Goal >>
Repeat the material exactly from its first line to the line that includes "import seaborn as sns". Skip pictures.
[start of Exercise material]
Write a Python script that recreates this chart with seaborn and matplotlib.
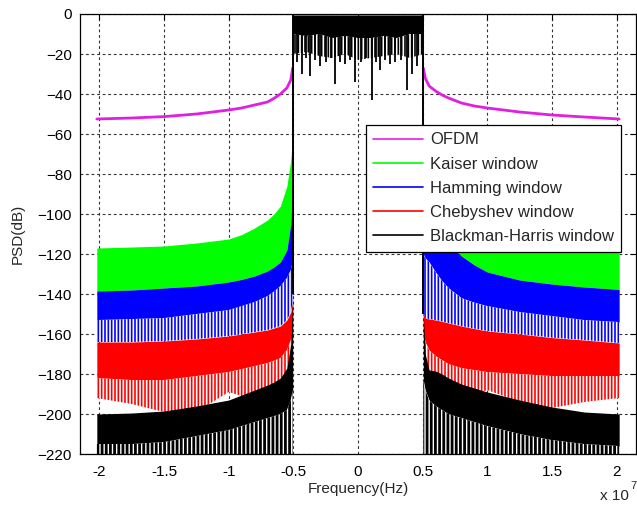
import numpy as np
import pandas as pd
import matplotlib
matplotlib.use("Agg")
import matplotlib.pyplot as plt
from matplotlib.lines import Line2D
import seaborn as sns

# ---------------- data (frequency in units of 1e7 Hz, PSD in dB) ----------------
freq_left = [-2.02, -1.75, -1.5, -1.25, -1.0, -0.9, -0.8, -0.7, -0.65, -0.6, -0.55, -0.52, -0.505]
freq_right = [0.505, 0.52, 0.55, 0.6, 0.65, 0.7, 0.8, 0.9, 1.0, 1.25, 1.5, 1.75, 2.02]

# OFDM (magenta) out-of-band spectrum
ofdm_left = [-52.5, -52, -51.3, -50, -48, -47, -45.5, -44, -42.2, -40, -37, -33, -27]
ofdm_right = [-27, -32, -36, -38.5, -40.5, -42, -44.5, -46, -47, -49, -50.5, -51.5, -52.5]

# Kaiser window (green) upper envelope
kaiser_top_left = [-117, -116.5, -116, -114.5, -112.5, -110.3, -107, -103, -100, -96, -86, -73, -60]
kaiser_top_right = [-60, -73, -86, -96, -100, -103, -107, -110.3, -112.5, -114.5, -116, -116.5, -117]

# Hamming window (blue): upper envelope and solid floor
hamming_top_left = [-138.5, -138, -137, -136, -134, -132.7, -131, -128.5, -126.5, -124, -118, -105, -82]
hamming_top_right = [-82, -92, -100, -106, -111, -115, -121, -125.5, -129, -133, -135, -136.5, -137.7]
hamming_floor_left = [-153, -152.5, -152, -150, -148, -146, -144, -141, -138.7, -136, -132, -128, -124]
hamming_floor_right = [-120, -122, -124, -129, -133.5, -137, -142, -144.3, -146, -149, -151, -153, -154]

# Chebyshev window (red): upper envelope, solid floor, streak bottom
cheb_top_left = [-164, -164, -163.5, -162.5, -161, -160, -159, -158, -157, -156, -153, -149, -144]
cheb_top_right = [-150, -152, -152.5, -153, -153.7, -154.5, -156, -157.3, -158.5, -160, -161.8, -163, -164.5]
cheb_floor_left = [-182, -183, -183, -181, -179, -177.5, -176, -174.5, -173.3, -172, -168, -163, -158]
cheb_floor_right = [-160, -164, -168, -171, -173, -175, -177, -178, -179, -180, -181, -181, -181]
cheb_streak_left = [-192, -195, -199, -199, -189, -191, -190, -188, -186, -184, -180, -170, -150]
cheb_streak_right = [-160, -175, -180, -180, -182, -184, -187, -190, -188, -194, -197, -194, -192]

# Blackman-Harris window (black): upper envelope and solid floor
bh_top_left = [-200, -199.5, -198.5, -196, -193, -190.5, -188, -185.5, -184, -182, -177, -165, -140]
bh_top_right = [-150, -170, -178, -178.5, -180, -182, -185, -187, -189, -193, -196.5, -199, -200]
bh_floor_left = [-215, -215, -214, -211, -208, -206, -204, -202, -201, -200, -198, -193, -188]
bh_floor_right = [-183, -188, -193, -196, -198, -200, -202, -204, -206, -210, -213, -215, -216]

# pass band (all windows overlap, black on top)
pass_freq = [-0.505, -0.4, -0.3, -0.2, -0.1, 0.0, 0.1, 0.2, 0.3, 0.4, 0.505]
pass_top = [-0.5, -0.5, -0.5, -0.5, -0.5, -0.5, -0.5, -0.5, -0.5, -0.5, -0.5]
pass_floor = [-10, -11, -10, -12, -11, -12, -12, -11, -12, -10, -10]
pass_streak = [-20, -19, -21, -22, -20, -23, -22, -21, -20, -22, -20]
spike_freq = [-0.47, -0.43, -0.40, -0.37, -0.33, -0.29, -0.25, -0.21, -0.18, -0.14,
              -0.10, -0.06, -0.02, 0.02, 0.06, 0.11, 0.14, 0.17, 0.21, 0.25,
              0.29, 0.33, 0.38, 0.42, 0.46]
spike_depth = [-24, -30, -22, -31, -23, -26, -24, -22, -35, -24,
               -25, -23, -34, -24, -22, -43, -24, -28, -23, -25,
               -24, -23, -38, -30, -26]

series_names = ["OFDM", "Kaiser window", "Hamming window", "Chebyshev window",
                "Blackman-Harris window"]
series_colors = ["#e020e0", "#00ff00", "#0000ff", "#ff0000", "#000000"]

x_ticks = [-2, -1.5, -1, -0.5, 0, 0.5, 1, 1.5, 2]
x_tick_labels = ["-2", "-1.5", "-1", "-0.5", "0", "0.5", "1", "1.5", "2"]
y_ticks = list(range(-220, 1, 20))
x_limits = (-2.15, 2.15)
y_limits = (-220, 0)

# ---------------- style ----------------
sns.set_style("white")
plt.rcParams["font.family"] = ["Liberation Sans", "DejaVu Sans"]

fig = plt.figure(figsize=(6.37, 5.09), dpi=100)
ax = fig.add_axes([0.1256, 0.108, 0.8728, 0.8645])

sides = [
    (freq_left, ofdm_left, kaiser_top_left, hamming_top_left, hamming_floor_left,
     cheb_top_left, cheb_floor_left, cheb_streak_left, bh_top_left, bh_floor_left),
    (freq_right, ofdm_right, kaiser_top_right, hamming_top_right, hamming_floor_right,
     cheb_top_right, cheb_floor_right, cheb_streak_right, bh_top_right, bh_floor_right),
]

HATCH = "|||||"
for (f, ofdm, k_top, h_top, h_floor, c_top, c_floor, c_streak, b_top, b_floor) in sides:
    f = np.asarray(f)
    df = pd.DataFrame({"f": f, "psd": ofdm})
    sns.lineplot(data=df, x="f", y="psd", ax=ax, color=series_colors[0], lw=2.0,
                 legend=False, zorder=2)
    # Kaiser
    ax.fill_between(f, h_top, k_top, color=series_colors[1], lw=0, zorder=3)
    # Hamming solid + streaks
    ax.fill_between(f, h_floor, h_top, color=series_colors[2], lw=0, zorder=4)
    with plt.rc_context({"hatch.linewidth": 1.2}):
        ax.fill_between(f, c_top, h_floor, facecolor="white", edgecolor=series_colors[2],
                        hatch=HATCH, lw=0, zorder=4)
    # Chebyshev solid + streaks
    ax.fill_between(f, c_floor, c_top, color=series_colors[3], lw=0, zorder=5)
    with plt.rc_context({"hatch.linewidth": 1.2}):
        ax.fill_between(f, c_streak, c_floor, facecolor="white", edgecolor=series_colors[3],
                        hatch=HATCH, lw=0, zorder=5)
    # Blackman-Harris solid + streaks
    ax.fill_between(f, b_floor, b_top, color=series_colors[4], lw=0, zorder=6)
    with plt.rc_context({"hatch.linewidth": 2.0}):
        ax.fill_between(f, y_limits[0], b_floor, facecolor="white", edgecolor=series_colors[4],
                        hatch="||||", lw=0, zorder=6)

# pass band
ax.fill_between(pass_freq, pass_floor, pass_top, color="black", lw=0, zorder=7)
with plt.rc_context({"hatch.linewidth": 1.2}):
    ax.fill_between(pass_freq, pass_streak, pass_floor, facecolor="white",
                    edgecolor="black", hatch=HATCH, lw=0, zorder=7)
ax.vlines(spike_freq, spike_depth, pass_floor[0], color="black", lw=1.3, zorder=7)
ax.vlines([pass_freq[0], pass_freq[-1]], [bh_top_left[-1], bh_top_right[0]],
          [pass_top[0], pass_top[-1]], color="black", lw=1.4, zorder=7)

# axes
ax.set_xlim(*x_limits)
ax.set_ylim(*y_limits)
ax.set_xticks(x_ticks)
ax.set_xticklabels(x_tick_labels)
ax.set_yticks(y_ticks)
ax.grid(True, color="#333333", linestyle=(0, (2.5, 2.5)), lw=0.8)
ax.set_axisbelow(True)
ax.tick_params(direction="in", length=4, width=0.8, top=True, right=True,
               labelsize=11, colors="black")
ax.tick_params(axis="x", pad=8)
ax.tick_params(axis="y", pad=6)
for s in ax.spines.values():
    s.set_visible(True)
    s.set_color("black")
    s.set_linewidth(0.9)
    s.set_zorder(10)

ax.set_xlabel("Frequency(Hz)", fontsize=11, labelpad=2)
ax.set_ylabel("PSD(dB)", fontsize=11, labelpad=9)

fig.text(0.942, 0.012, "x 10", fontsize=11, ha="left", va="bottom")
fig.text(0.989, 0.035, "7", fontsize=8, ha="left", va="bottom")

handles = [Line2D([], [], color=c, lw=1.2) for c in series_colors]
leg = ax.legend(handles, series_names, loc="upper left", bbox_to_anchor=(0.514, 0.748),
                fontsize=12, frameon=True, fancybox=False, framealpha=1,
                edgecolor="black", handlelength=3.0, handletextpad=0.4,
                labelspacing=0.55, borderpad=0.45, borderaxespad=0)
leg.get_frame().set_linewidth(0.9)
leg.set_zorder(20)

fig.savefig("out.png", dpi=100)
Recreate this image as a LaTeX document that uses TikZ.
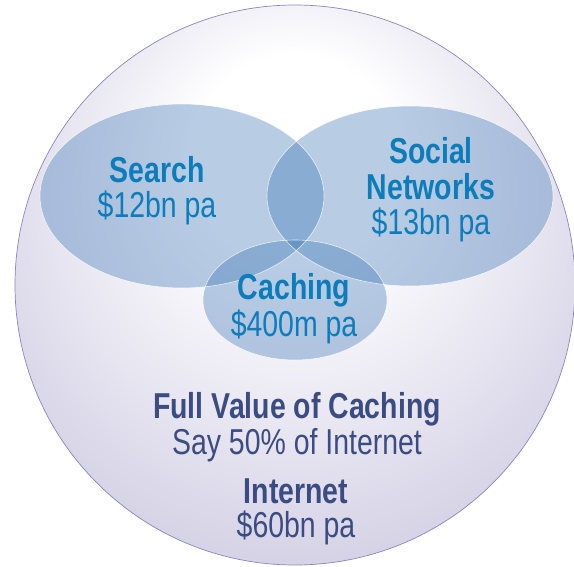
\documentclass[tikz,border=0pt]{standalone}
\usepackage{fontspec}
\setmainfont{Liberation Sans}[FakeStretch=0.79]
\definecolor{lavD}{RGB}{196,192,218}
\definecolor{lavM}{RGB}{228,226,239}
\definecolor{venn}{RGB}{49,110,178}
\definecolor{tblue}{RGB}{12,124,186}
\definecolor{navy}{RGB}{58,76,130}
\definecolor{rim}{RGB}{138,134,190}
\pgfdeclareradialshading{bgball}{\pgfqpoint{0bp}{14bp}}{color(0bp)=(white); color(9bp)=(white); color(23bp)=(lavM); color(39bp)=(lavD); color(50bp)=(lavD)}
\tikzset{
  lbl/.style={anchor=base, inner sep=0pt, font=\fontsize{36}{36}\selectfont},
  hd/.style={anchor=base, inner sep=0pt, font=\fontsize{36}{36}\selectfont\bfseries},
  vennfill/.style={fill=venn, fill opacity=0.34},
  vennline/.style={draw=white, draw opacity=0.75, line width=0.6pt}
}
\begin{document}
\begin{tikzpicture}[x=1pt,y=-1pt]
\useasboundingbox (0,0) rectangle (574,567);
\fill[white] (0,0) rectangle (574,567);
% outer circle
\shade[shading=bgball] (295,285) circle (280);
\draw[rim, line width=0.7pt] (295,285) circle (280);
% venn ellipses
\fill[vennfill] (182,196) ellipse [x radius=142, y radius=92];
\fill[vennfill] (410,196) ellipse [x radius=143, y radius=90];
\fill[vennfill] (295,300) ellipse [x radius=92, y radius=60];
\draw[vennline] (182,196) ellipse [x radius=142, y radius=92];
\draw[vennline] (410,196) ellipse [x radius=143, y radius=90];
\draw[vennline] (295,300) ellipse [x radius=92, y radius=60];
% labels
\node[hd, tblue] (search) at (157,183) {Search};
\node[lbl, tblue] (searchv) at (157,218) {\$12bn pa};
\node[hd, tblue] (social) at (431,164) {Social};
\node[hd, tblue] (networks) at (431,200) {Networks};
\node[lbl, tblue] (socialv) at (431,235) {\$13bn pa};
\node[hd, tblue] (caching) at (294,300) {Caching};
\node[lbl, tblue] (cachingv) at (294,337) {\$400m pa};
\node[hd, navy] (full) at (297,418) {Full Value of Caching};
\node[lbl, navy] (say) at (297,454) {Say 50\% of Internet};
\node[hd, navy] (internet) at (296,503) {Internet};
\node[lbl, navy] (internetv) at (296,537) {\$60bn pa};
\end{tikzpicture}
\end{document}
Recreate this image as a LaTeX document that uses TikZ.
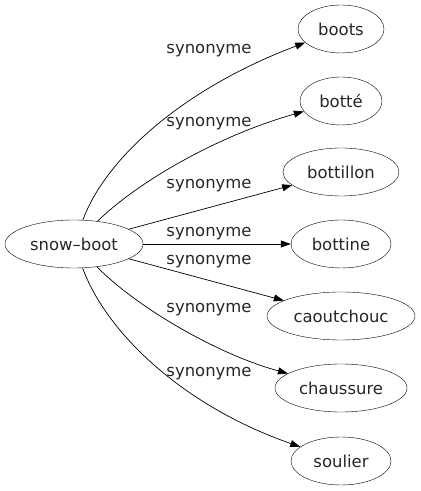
[end of Exercise material]
Answer in full >>
Write a Python script that recreates this chart with seaborn and matplotlib.
import numpy as np
import pandas as pd
import matplotlib
matplotlib.use("Agg")
import matplotlib.pyplot as plt
from matplotlib.lines import Line2D
import seaborn as sns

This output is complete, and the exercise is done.